Informatie over hoger beroep

Een partij die het niet eens is met deze uitspraak, kan een hogerberoepschrift sturen naar de Afdeling bestuursrechtspraak van de Raad van State waarin wordt uitgelegd waarom deze partij het niet eens is met deze uitspraak. Het hogerberoepschrift moet worden ingediend binnen zes weken na de dag waarop deze uitspraak is verzonden. Kan de indiener de behandeling van het hoger beroep niet afwachten, omdat de zaak spoed heeft, dan kan de indiener de voorzieningenrechter van de Afdeling bestuursrechtspraak van de Raad van State vragen om een voorlopige voorziening (een tijdelijke maatregel) te treffen.

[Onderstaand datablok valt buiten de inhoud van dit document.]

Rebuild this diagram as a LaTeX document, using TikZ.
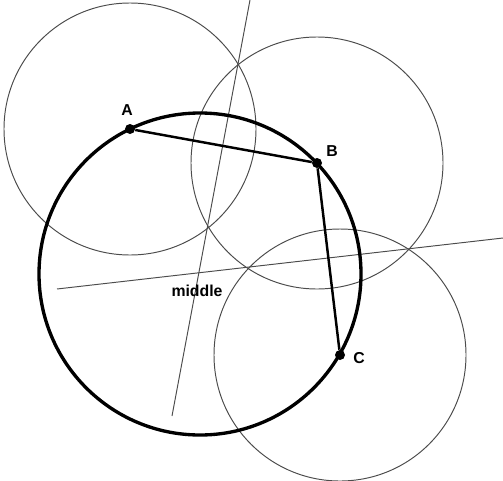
\documentclass[tikz,border=0pt]{standalone}
\usepackage{fontspec}
\setmainfont{Liberation Sans}
\usetikzlibrary{positioning}
\tikzset{
  construct/.style={draw=black!70, line width=0.55pt},
  rim/.style={draw=black, line width=1.9pt},
  chord/.style={draw=black, line width=1.4pt},
  dot/.style={circle, fill=black, inner sep=0pt, minimum size=0.2cm},
  lbl/.style={font=\fontsize{9}{10}\selectfont\bfseries, inner sep=0pt}
}
\begin{document}
\begin{tikzpicture}[x=0.02cm,y=-0.02cm]
\useasboundingbox (0,0) rectangle (503,480);
\coordinate (O) at (200,274);
\node[dot] (A) at (130,129) {};
\node[dot] (B) at (317,163) {};
\node[dot] (C) at (340,355) {};
% compass circles
\draw[construct] (A.center) circle[radius=126];
\draw[construct] (B.center) circle[radius=126];
\draw[construct] (C.center) circle[radius=126];
% bisectors
\coordinate (ab1) at (250,0);
\coordinate (ab2) at (172,416);
\coordinate (bc1) at (57,289);
\coordinate (bc2) at (503,238);
\draw[construct] (ab1) -- (ab2);
\draw[construct] (bc1) -- (bc2);
% circle through A, B, C
\draw[rim] (O) circle[radius=161];
\draw[chord] (A) -- (B) -- (C);
\node[lbl] (labA) at (127,110) {A};
\node[lbl] (labB) at (332,151) {B};
\node[lbl] (labC) at (359,358) {C};
\node[lbl] (labO) at (197,291) {middle};
\end{tikzpicture}
\end{document}
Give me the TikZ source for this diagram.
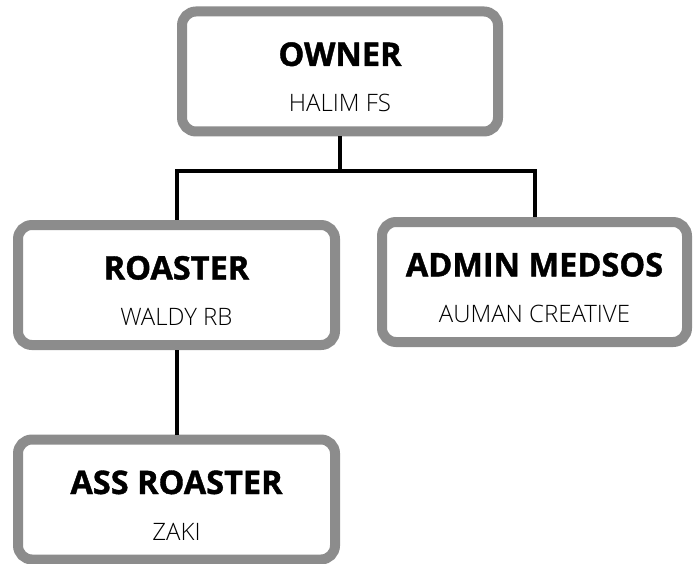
\documentclass[tikz,border=0pt]{standalone}
\usepackage{fontspec}
\setmainfont{Open Sans}
\newfontfamily\namefont{Open Sans Light}
\newfontfamily\titlefont[BoldFeatures={FakeBold=1.2}]{Open Sans}
\definecolor{boxgrey}{RGB}{140,140,140}
\tikzset{
  orgbox/.style={draw=boxgrey, line width=10pt, rounded corners=14pt,
    fill=white, minimum height=120pt, align=center,
    font=\fontsize{24}{46}\selectfont},
  orgline/.style={draw=black, line width=4pt}
}
\newcommand{\orgtitle}[1]{{\fontsize{32.5}{46}\selectfont\titlefont\bfseries\rule{0pt}{35pt}#1}}
\newcommand{\orgname}[1]{{\namefont #1}}
\begin{document}
\begin{tikzpicture}[%
    grow=down,
    level 1/.style={level distance=213.5pt, sibling distance=358pt},
    level 2/.style={level distance=214.5pt},
    edge from parent/.style={orgline},
    edge from parent path={(\tikzparentnode.south) -- ++(0,-35pt) -| (\tikzchildnode.north)}]
  \useasboundingbox (0,0) rectangle (693pt,-564pt);
  \node [orgbox, minimum width=316pt] (owner) at (340pt,-71.5pt)
    {\orgtitle{OWNER}\\\orgname{HALIM FS}}
    child [xshift=15.5pt] {node [orgbox, minimum width=317pt] (roaster)
      {\orgtitle{ROASTER}\\\orgname{WALDY RB}}
      child {node [orgbox, minimum width=317pt] (assroaster)
        {\orgtitle{ASS ROASTER}\\\orgname{ZAKI}}}}
    child [xshift=15.5pt] {node [orgbox, minimum width=305pt, yshift=3pt] (admin)
      {\orgtitle{ADMIN MEDSOS}\\\orgname{AUMAN CREATIVE}}};
\end{tikzpicture}
\end{document}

Bijlage: voor deze uitspraak belangrijke wet- en regelgeving

Algemene wet bestuursrecht

Artikel 3:2
Bij de voorbereiding van een besluit vergaart het bestuursorgaan de nodige kennis omtrent de relevante feiten en de af te wegen belangen.
Artikel 3:4
1. Het bestuursorgaan weegt de rechtstreeks bij het besluit betrokken belangen af, voor zover niet uit een wettelijk voorschrift of uit de aard van de uit te oefenen bevoegdheid een beperking voortvloeit.
2. De voor een of meer belanghebbenden nadelige gevolgen van een besluit mogen niet onevenredig zijn in verhouding tot de met het besluit te dienen doelen.

Wegenverkeerswet 1994

Artikel 2
1. De krachtens deze wet vastgestelde regels kunnen strekken tot:
a. het verzekeren van de veiligheid op de weg;
b. het beschermen van weggebruikers en passagiers;
c. het in stand houden van de weg en het waarborgen van de bruikbaarheid daarvan;
d. het zoveel mogelijk waarborgen van de vrijheid van het verkeer.
2. De krachtens deze wet vastgestelde regels kunnen voorts strekken tot:
a. het voorkomen of beperken van door het verkeer veroorzaakte overlast, hinder of schade alsmede de gevolgen voor het milieu, bedoeld in de Wet milieubeheer;
b. het voorkomen of beperken van door het verkeer veroorzaakte aantasting van het karakter of van de functie van objecten of gebieden;
c. de bestrijding van de epidemie van covid-19.
[…]
Artikel 15
1. De plaatsing of verwijdering van de bij algemene maatregel van bestuur aangewezen verkeerstekens, en onderborden voor zover daardoor een gebod of verbod ontstaat of wordt gewijzigd, geschiedt krachtens een verkeersbesluit.
2. Maatregelen op of aan de weg tot wijziging van de inrichting van de weg of tot het aanbrengen of verwijderen van voorzieningen ter regeling van het verkeer geschieden krachtens een verkeersbesluit, indien de maatregelen leiden tot een beperking of uitbreiding van het aantal categorieën weggebruikers dat van een weg of weggedeelte gebruik kan maken.

Besluit administratieve bepalingen inzake het wegverkeer (BABW)

Artikel 21
De motivering van het verkeersbesluit vermeldt in ieder geval welke doelstelling of doelstellingen met het verkeersbesluit worden beoogd. Daarbij wordt aangegeven welke van de in artikel 2, eerste en tweede lid, van de wet genoemde belangen ten grondslag liggen aan het verkeersbesluit. Indien tevens andere van de in artikel 2, eerste en tweede lid, van de wet genoemde belangen in het geding zijn, wordt voorts aangegeven op welke wijze de belangen tegen elkaar zijn afgewogen.